• _Work to do_: Output all the data exactly. Pictures do not belong in the copy.

• _Dataset extract_:
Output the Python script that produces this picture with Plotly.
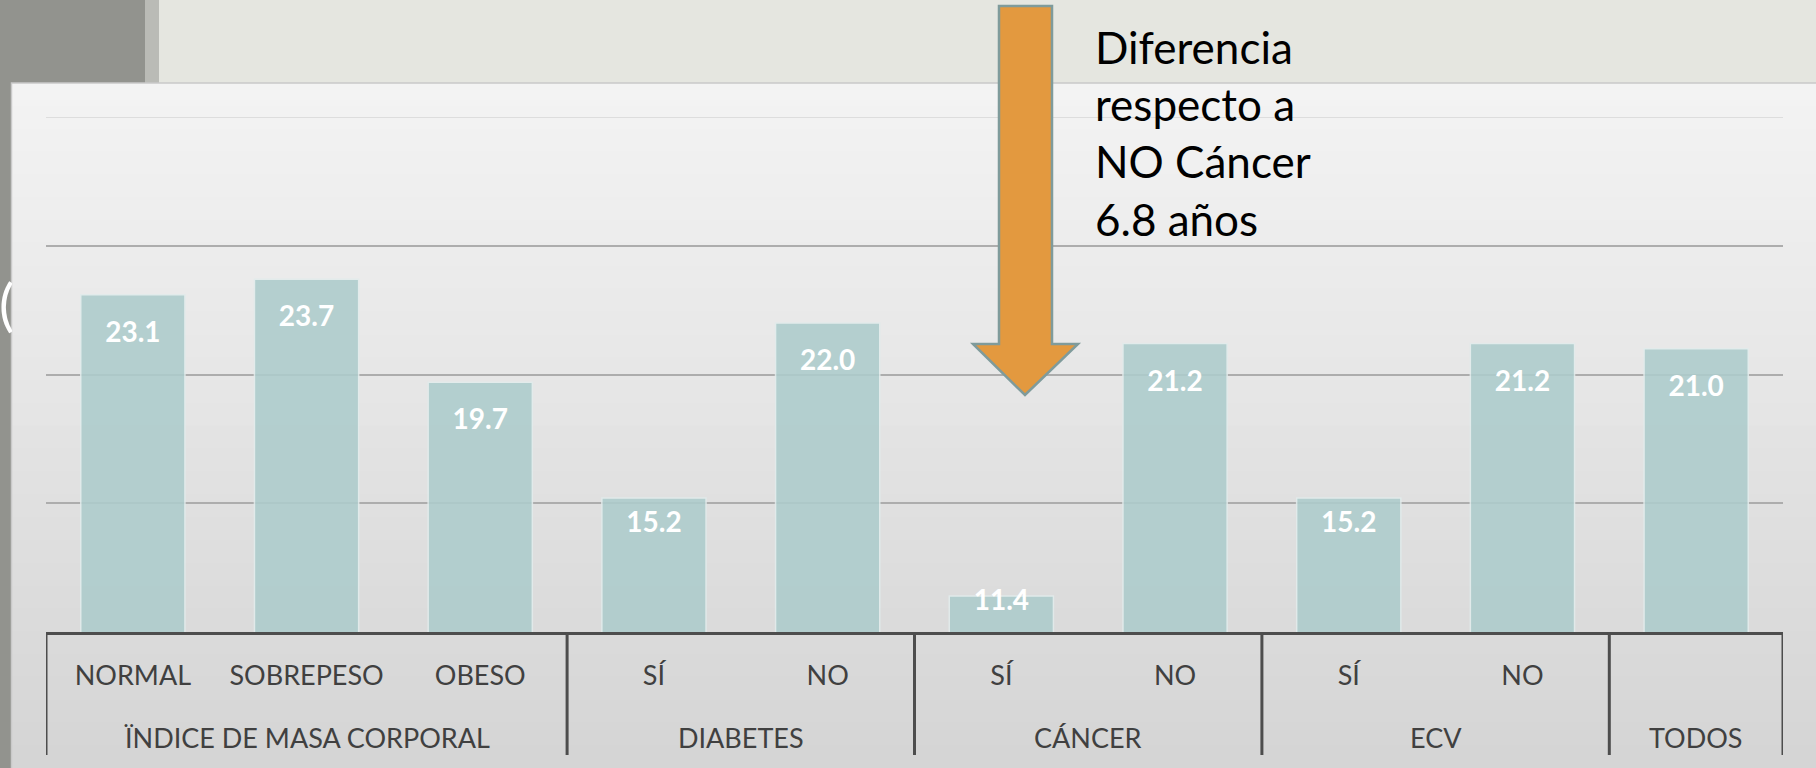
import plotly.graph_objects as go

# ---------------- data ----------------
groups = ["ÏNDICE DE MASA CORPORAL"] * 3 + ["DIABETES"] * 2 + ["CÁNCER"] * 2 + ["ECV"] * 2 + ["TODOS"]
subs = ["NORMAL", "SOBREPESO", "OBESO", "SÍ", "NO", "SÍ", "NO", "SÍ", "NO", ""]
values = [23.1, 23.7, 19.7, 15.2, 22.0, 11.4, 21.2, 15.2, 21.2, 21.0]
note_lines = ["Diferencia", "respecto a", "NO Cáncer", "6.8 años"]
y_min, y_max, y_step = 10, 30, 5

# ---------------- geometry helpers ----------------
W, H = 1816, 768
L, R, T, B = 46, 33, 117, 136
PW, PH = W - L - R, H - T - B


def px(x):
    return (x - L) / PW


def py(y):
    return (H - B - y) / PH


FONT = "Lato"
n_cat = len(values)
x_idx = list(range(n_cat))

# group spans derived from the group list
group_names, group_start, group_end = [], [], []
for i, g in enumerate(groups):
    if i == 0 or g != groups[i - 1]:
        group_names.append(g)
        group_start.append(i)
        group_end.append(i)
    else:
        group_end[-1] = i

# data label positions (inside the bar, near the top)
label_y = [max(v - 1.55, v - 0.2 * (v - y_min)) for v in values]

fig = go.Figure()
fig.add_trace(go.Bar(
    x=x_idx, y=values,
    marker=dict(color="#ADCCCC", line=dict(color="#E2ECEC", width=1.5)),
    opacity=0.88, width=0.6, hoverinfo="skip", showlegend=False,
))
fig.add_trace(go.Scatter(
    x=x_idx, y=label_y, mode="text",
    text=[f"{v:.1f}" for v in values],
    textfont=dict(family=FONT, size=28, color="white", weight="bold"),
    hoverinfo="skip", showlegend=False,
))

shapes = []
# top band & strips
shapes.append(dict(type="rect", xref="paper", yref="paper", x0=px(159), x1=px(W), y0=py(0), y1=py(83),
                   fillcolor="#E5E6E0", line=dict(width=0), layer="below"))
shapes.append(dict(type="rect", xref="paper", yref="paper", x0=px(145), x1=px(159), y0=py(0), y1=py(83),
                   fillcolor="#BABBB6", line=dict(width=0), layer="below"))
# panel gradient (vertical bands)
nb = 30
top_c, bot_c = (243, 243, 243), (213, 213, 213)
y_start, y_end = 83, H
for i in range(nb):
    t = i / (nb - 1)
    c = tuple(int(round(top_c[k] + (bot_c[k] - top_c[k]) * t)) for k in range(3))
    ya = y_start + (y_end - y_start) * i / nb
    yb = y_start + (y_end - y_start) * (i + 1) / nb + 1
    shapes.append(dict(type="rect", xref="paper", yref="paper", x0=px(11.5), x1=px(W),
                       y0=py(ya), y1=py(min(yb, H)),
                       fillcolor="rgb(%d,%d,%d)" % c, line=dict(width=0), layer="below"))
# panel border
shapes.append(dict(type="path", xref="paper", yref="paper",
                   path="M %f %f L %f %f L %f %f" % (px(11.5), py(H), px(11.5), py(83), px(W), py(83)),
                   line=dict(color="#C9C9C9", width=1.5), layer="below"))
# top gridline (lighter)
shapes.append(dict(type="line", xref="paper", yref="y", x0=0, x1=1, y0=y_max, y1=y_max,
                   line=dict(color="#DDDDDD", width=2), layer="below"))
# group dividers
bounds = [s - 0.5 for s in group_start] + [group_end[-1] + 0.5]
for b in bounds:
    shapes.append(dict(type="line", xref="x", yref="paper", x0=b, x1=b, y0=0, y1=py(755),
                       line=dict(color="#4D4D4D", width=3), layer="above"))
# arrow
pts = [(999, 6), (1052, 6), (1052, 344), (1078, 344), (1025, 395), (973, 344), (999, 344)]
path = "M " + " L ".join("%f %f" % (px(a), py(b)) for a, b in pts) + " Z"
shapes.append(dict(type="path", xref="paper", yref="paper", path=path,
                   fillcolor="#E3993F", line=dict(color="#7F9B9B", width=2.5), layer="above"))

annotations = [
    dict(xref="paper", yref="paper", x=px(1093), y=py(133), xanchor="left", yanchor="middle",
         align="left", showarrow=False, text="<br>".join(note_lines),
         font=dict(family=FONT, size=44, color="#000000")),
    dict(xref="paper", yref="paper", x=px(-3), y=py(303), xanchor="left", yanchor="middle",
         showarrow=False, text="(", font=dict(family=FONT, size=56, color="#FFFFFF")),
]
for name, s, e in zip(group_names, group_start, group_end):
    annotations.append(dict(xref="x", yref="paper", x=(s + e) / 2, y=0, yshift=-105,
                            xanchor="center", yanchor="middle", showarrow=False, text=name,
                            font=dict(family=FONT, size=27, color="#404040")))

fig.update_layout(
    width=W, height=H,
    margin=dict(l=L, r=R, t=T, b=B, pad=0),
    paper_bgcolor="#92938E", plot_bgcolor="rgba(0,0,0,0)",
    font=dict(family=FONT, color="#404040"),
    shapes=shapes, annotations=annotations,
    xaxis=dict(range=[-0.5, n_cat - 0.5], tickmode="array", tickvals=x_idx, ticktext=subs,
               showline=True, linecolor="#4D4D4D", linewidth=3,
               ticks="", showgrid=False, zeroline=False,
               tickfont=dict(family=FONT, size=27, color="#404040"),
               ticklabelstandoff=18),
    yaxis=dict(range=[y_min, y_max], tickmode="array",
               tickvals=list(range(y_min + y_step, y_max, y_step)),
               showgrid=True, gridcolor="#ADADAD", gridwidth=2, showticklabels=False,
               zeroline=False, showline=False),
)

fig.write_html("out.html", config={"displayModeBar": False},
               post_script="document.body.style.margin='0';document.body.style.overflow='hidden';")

• _Answer to the problem_:
Output the Python script that produces this picture with Plotly.
import plotly.graph_objects as go

# ---------------- data ----------------
groups = ["ÏNDICE DE MASA CORPORAL"] * 3 + ["DIABETES"] * 2 + ["CÁNCER"] * 2 + ["ECV"] * 2 + ["TODOS"]
subs = ["NORMAL", "SOBREPESO", "OBESO", "SÍ", "NO", "SÍ", "NO", "SÍ", "NO", ""]
values = [23.1, 23.7, 19.7, 15.2, 22.0, 11.4, 21.2, 15.2, 21.2, 21.0]
note_lines = ["Diferencia", "respecto a", "NO Cáncer", "6.8 años"]
y_min, y_max, y_step = 10, 30, 5

# ---------------- geometry helpers ----------------
W, H = 1816, 768
L, R, T, B = 46, 33, 117, 136
PW, PH = W - L - R, H - T - B


def px(x):
    return (x - L) / PW


def py(y):
    return (H - B - y) / PH


FONT = "Lato"
n_cat = len(values)
x_idx = list(range(n_cat))

# group spans derived from the group list
group_names, group_start, group_end = [], [], []
for i, g in enumerate(groups):
    if i == 0 or g != groups[i - 1]:
        group_names.append(g)
        group_start.append(i)
        group_end.append(i)
    else:
        group_end[-1] = i

# data label positions (inside the bar, near the top)
label_y = [max(v - 1.55, v - 0.2 * (v - y_min)) for v in values]

fig = go.Figure()
fig.add_trace(go.Bar(
    x=x_idx, y=values,
    marker=dict(color="#ADCCCC", line=dict(color="#E2ECEC", width=1.5)),
    opacity=0.88, width=0.6, hoverinfo="skip", showlegend=False,
))
fig.add_trace(go.Scatter(
    x=x_idx, y=label_y, mode="text",
    text=[f"{v:.1f}" for v in values],
    textfont=dict(family=FONT, size=28, color="white", weight="bold"),
    hoverinfo="skip", showlegend=False,
))

shapes = []
# top band & strips
shapes.append(dict(type="rect", xref="paper", yref="paper", x0=px(159), x1=px(W), y0=py(0), y1=py(83),
                   fillcolor="#E5E6E0", line=dict(width=0), layer="below"))
shapes.append(dict(type="rect", xref="paper", yref="paper", x0=px(145), x1=px(159), y0=py(0), y1=py(83),
                   fillcolor="#BABBB6", line=dict(width=0), layer="below"))
# panel gradient (vertical bands)
nb = 30
top_c, bot_c = (243, 243, 243), (213, 213, 213)
y_start, y_end = 83, H
for i in range(nb):
    t = i / (nb - 1)
    c = tuple(int(round(top_c[k] + (bot_c[k] - top_c[k]) * t)) for k in range(3))
    ya = y_start + (y_end - y_start) * i / nb
    yb = y_start + (y_end - y_start) * (i + 1) / nb + 1
    shapes.append(dict(type="rect", xref="paper", yref="paper", x0=px(11.5), x1=px(W),
                       y0=py(ya), y1=py(min(yb, H)),
                       fillcolor="rgb(%d,%d,%d)" % c, line=dict(width=0), layer="below"))
# panel border
shapes.append(dict(type="path", xref="paper", yref="paper",
                   path="M %f %f L %f %f L %f %f" % (px(11.5), py(H), px(11.5), py(83), px(W), py(83)),
                   line=dict(color="#C9C9C9", width=1.5), layer="below"))
# top gridline (lighter)
shapes.append(dict(type="line", xref="paper", yref="y", x0=0, x1=1, y0=y_max, y1=y_max,
                   line=dict(color="#DDDDDD", width=2), layer="below"))
# group dividers
bounds = [s - 0.5 for s in group_start] + [group_end[-1] + 0.5]
for b in bounds:
    shapes.append(dict(type="line", xref="x", yref="paper", x0=b, x1=b, y0=0, y1=py(755),
                       line=dict(color="#4D4D4D", width=3), layer="above"))
# arrow
pts = [(999, 6), (1052, 6), (1052, 344), (1078, 344), (1025, 395), (973, 344), (999, 344)]
path = "M " + " L ".join("%f %f" % (px(a), py(b)) for a, b in pts) + " Z"
shapes.append(dict(type="path", xref="paper", yref="paper", path=path,
                   fillcolor="#E3993F", line=dict(color="#7F9B9B", width=2.5), layer="above"))

annotations = [
    dict(xref="paper", yref="paper", x=px(1093), y=py(133), xanchor="left", yanchor="middle",
         align="left", showarrow=False, text="<br>".join(note_lines),
         font=dict(family=FONT, size=44, color="#000000")),
    dict(xref="paper", yref="paper", x=px(-3), y=py(303), xanchor="left", yanchor="middle",
         showarrow=False, text="(", font=dict(family=FONT, size=56, color="#FFFFFF")),
]
for name, s, e in zip(group_names, group_start, group_end):
    annotations.append(dict(xref="x", yref="paper", x=(s + e) / 2, y=0, yshift=-105,
                            xanchor="center", yanchor="middle", showarrow=False, text=name,
                            font=dict(family=FONT, size=27, color="#404040")))

fig.update_layout(
    width=W, height=H,
    margin=dict(l=L, r=R, t=T, b=B, pad=0),
    paper_bgcolor="#92938E", plot_bgcolor="rgba(0,0,0,0)",
    font=dict(family=FONT, color="#404040"),
    shapes=shapes, annotations=annotations,
    xaxis=dict(range=[-0.5, n_cat - 0.5], tickmode="array", tickvals=x_idx, ticktext=subs,
               showline=True, linecolor="#4D4D4D", linewidth=3,
               ticks="", showgrid=False, zeroline=False,
               tickfont=dict(family=FONT, size=27, color="#404040"),
               ticklabelstandoff=18),
    yaxis=dict(range=[y_min, y_max], tickmode="array",
               tickvals=list(range(y_min + y_step, y_max, y_step)),
               showgrid=True, gridcolor="#ADADAD", gridwidth=2, showticklabels=False,
               zeroline=False, showline=False),
)

fig.write_html("out.html", config={"displayModeBar": False},
               post_script="document.body.style.margin='0';document.body.style.overflow='hidden';")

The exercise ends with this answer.